If I buy a timeshare in RCI Points with use this year, I have to take the Points for 2012.  However, I request through the seller/closing company that only the 2012 Points are transferred to my account.  I request that the timeshare ownership is not placed into my Points account and that the required form is filled out and submitted to RCI to remove the week from Points.  It is then necessary to follow up with the resort to ensure that the following year is available to me as a fixed week.  

Only ramification was that once the following year's use was messed up.  It got straightened out in the end through the resort the week before check-in.  So it is best to follow-up after the ownership is transferred with the resort to ensure the following year's use is available.

I find most OBX weeks are more valuable for resale if they are not in Points.  A lot of people interested in buying on OBX aren't familiar with RCI Points and just want the fixed week to use each year.  Also, if you plan to use the underlying week, you have to remember to reserve it.  You don't get any notice that you need to reserve it either and you may forget.  If it's a prime week and your time has passed to reserve, it may not be available if you think about it a week after the reservation period has ended.

In Duck, I own at both Barrier Island's Ocean Pines and BIS Duck.  If you like the quieter Duck area, either of these are a good choice.  SPM Resorts is doing great things with both resorts.  If you own at Ocean Pines, you can also use the amenities at BIS Duck.  If you like lock-outs, only BIS Duck has them.  Lock-outs can afford great flexibility.  Both resorts require climbing stairs (some many).  No elevators.  Ocean Pines, most units are townhouse style on three levels (ground, first, second floors).  BIS Duck top floor units can have a whole bunch of steps up to units and sometimes inside units.  If climbing steps is an issue, this is something to consider.
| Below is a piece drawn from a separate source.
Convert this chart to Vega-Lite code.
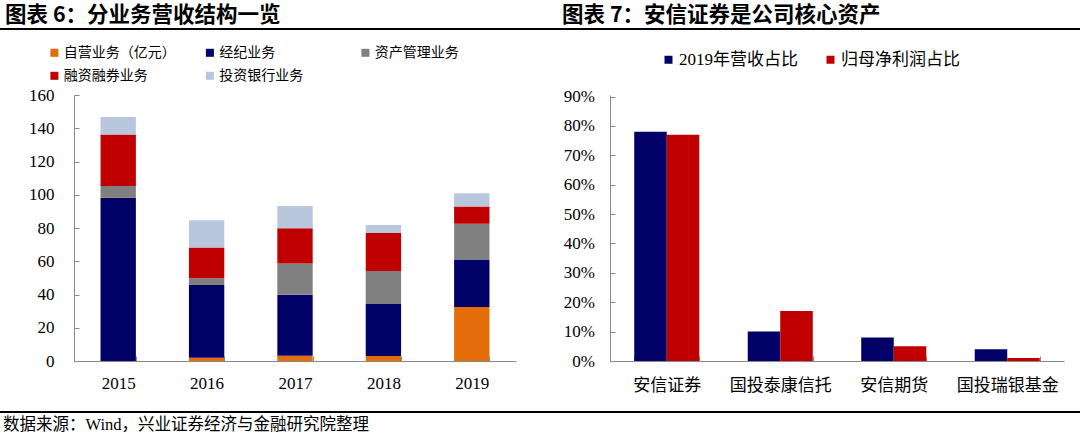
{
  "$schema": "https://vega.github.io/schema/vega-lite/v6.json",
  "padding": {"top": 5, "left": 0, "right": 0, "bottom": 0},
  "background": "white",
  "spacing": 0,
  "resolve": {"scale": {"color": "independent", "x": "independent", "y": "independent"}, "legend": {"color": "independent"}},
  "config": {
    "view": {"stroke": null},
    "concat": {"spacing": 0},
    "axis": {
      "grid": false,
      "domainColor": "#898989",
      "tickColor": "#898989",
      "labelColor": "#000000",
      "labelFont": "Liberation Serif",
      "labelFontSize": 17,
      "tickSize": -5,
      "labelOverlap": false
    },
    "legend": {"padding": 0}
  },
  "datasets": {
    "blank": [{"k": 1}],
    "seriesInfo": [
      {"series": "自营业务（亿元）", "rank": 1},
      {"series": "经纪业务", "rank": 2},
      {"series": "资产管理业务", "rank": 3},
      {"series": "融资融券业务", "rank": 4},
      {"series": "投资银行业务", "rank": 5}
    ],
    "revenue": [
      {"year": "2015", "series": "自营业务（亿元）", "value": 0},
      {"year": "2015", "series": "经纪业务", "value": 98.2},
      {"year": "2015", "series": "资产管理业务", "value": 7.1},
      {"year": "2015", "series": "融资融券业务", "value": 31.0},
      {"year": "2015", "series": "投资银行业务", "value": 10.5},
      {"year": "2016", "series": "自营业务（亿元）", "value": 2.0},
      {"year": "2016", "series": "经纪业务", "value": 43.7},
      {"year": "2016", "series": "资产管理业务", "value": 4.0},
      {"year": "2016", "series": "融资融券业务", "value": 18.5},
      {"year": "2016", "series": "投资银行业务", "value": 16.4},
      {"year": "2017", "series": "自营业务（亿元）", "value": 3.2},
      {"year": "2017", "series": "经纪业务", "value": 36.7},
      {"year": "2017", "series": "资产管理业务", "value": 18.8},
      {"year": "2017", "series": "融资融券业务", "value": 21.1},
      {"year": "2017", "series": "投资银行业务", "value": 13.4},
      {"year": "2018", "series": "自营业务（亿元）", "value": 3.0},
      {"year": "2018", "series": "经纪业务", "value": 31.3},
      {"year": "2018", "series": "资产管理业务", "value": 19.8},
      {"year": "2018", "series": "融资融券业务", "value": 22.9},
      {"year": "2018", "series": "投资银行业务", "value": 4.8},
      {"year": "2019", "series": "自营业务（亿元）", "value": 32.5},
      {"year": "2019", "series": "经纪业务", "value": 28.5},
      {"year": "2019", "series": "资产管理业务", "value": 21.6},
      {"year": "2019", "series": "融资融券业务", "value": 10.4},
      {"year": "2019", "series": "投资银行业务", "value": 7.9}
    ],
    "share": [
      {"company": "安信证券", "metric": "2019年营收占比", "value": 0.78},
      {"company": "安信证券", "metric": "归母净利润占比", "value": 0.77},
      {"company": "国投泰康信托", "metric": "2019年营收占比", "value": 0.10},
      {"company": "国投泰康信托", "metric": "归母净利润占比", "value": 0.17},
      {"company": "安信期货", "metric": "2019年营收占比", "value": 0.08},
      {"company": "安信期货", "metric": "归母净利润占比", "value": 0.05},
      {"company": "国投瑞银基金", "metric": "2019年营收占比", "value": 0.04},
      {"company": "国投瑞银基金", "metric": "归母净利润占比", "value": 0.01}
    ]
  },
  "vconcat": [
    {
      "spacing": 0,
      "hconcat": [
        {
          "width": 540,
          "height": 2,
          "data": {"name": "blank"},
          "view": {"fill": "#000000", "stroke": null},
          "mark": {"type": "point", "size": 0, "opacity": 0, "filled": true, "strokeWidth": 0},
          "encoding": {},
          "title": {"text": "图表 6：分业务营收结构一览", "anchor": "start", "dx": 5, "offset": 1.5, "font": "Noto Sans CJK SC", "fontSize": 21.5, "fontWeight": "bold", "color": "#000000"}
        },
        {
          "width": 540,
          "height": 2,
          "data": {"name": "blank"},
          "view": {"fill": "#000000", "stroke": null},
          "mark": {"type": "point", "size": 0, "opacity": 0, "filled": true, "strokeWidth": 0},
          "encoding": {},
          "title": {"text": "图表 7：安信证券是公司核心资产", "anchor": "start", "dx": 22, "offset": 1.5, "font": "Noto Sans CJK SC", "fontSize": 21.5, "fontWeight": "bold", "color": "#000000"}
        }
      ]
    },
    {
      "spacing": 0,
      "resolve": {"scale": {"color": "independent", "x": "independent", "y": "independent"}, "legend": {"color": "independent"}},
      "hconcat": [
        {
          "width": 1,
          "height": 2,
          "data": {"name": "blank"},
          "mark": {"type": "point", "size": 0, "opacity": 0, "filled": true, "strokeWidth": 0},
          "encoding": {}
        },
        {
          "width": 442,
          "height": 266,
          "data": {"name": "revenue"},
          "transform": [
            {"lookup": "series", "from": {"data": {"name": "seriesInfo"}, "key": "series", "fields": ["rank"]}}
          ],
          "mark": {"type": "bar"},
          "encoding": {
            "x": {
              "field": "year",
              "type": "ordinal",
              "scale": {"paddingInner": 0.6, "paddingOuter": 0.3},
              "axis": {
                "title": " ", "titleOpacity": 0, "titleFontSize": 2, "titleX": 0, "titleY": 50,
                "titleBaseline": "bottom", "titleAlign": "left",
                "labelAngle": 0, "labelPadding": 19, "tickBand": "extent"
              }
            },
            "y": {
              "field": "value",
              "type": "quantitative",
              "stack": "zero",
              "scale": {"domain": [0, 160], "nice": false},
              "axis": {
                "title": " ", "titleOpacity": 0, "titleFontSize": 2, "titleAngle": 0,
                "titleX": -72.3, "titleY": -65, "titleAlign": "left", "titleBaseline": "top",
                "values": [0, 20, 40, 60, 80, 100, 120, 140, 160],
                "labelPadding": 25
              }
            },
            "order": {"field": "rank", "type": "quantitative", "sort": "ascending"},
            "color": {
              "field": "series",
              "type": "nominal",
              "scale": {
                "domain": ["自营业务（亿元）", "经纪业务", "资产管理业务", "融资融券业务", "投资银行业务"],
                "range": ["#E46C0A", "#000066", "#808080", "#C00000", "#B9C7DE"]
              },
              "legend": {
                "title": null, "orient": "none", "legendX": -26.6, "legendY": -49.2,
                "direction": "horizontal", "columns": 3, "gridAlign": "all",
                "symbolType": "square", "symbolSize": 64, "symbolStrokeWidth": 0,
                "labelFont": "Noto Sans CJK SC", "labelFontSize": 14, "labelColor": "#000000",
                "labelOffset": 2.4, "columnPadding": 26.5, "rowPadding": 9, "labelLimit": 300
              }
            }
          }
        },
        {
          "width": 454,
          "height": 266,
          "data": {"name": "share"},
          "mark": {"type": "bar"},
          "encoding": {
            "x": {
              "field": "company",
              "type": "nominal",
              "sort": ["安信证券", "国投泰康信托", "安信期货", "国投瑞银基金"],
              "scale": {"paddingInner": 0.427, "paddingOuter": 0.2135},
              "axis": {
                "title": " ", "titleOpacity": 0, "titleFontSize": 2, "titleX": 0, "titleY": 50,
                "titleBaseline": "bottom", "titleAlign": "left",
                "labelAngle": 0, "labelPadding": 21, "tickBand": "extent",
                "labelFont": "Noto Sans CJK SC"
              }
            },
            "xOffset": {
              "field": "metric",
              "type": "nominal",
              "sort": ["2019年营收占比", "归母净利润占比"],
              "scale": {"paddingInner": 0, "paddingOuter": 0}
            },
            "y": {
              "field": "value",
              "type": "quantitative",
              "scale": {"domain": [0, 0.9054], "nice": false},
              "axis": {
                "title": " ", "titleOpacity": 0, "titleFontSize": 2, "titleAngle": 0,
                "titleX": -93.7, "titleY": -65, "titleAlign": "left", "titleBaseline": "top",
                "values": [0, 0.1, 0.2, 0.3, 0.4, 0.5, 0.6, 0.7, 0.8, 0.9],
                "format": ".0%",
                "labelPadding": 20.7
              }
            },
            "color": {
              "field": "metric",
              "type": "nominal",
              "scale": {"domain": ["2019年营收占比", "归母净利润占比"], "range": ["#000066", "#C00000"]},
              "legend": {
                "title": null, "orient": "none", "legendX": 50, "legendY": -44,
                "direction": "horizontal",
                "symbolType": "square", "symbolSize": 64, "symbolStrokeWidth": 0,
                "labelFont": "Liberation Serif, Noto Sans CJK SC", "labelFontSize": 17, "labelColor": "#000000",
                "labelOffset": 2, "columnPadding": 24, "labelLimit": 300
              }
            }
          }
        }
      ]
    },
    {
      "width": 1080,
      "height": 2,
      "data": {"name": "blank"},
      "view": {"fill": "#000000", "stroke": null},
      "mark": {"type": "point", "size": 0, "opacity": 0, "filled": true, "strokeWidth": 0},
      "encoding": {},
      "title": {"text": "数据来源：Wind，兴业证券经济与金融研究院整理", "orient": "bottom", "anchor": "start", "dx": 3, "offset": 4, "font": "Liberation Serif, Noto Sans CJK SC", "fontSize": 16.5, "fontWeight": "normal", "color": "#000000"}
    }
  ]
}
PS, you're still showing as a Guest.  You can change this to Member (or not).


----------



## susquehannaretriever (Jun 22, 2012)

So Egret to follow up to that good info. you shared, if you are looking for a TS, and it's in points, and there is another that you are interested in, which is a fixed week, I assume you would rather just take the fixed week?  




Egret1986 said:


> If I buy a timeshare in RCI Points with use this year, I have to take the Points for 2012.  However, I request through the seller/closing company that only the 2012 Points are transferred to my account.  I request that the timeshare ownership is not placed into my Points account and that the required form is filled out and submitted to RCI to remove the week from Points.  It is then necessary to follow up with the resort to ensure that the following year is available to me as a fixed week.
> 
> Only ramification was that once the following year's use was messed up.  It got straightened out in the end through the resort the week before check-in.  So it is best to follow-up after the ownership is transferred with the resort to ensure the following year's use is available.
> 
> ...


----------



## Egret1986 (Jun 22, 2012)

*Yes, nothing quite like a fixed summer week!*



susquehannaretriever said:


> So Egret to follow up to that good info. you shared, if you are looking for a TS, and it's in points, and there is another that you are interested in, which is a fixed week, I assume you would rather just take the fixed week?
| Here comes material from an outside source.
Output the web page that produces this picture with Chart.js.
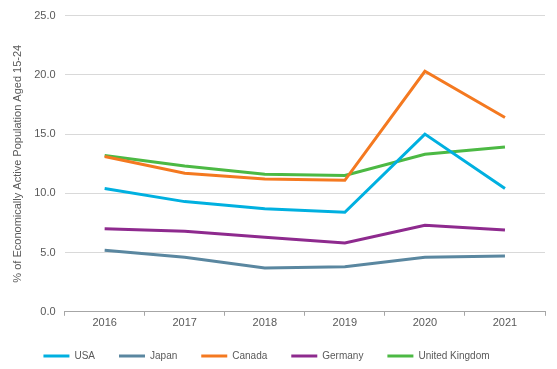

If you can find that fixed summer week (weeks 26-32 most prime), and can scoop it up for a great price; all the better.  However, I have bought weeks 24 & 25 and weeks 33 & 34 and been happy with those; although they have less trade power than the prime summer weeks.  Folks in Ohio and PA seem to be able to use the weeks 24 and 25 more so than the weeks 33 and 34.  I think that has to do with school schedules.   For rental purposes, for myself, I will consider weeks 24 and 25 over weeks 33 and 34.

I always consider the underlying week when purchasing an RCI Points timeshare.  If you're more interested in exchanging as opposed to using the underlying week, I wouldn't discount the timeshares in RCI Points because the points-to-maintenance fee ratios are less than a penny a point for the prime weeks.

Best wishes on your decision-making.


----------



## susquehannaretriever (Jun 22, 2012)

THANKS!  to everyone for your advice and info.  Jeff


----------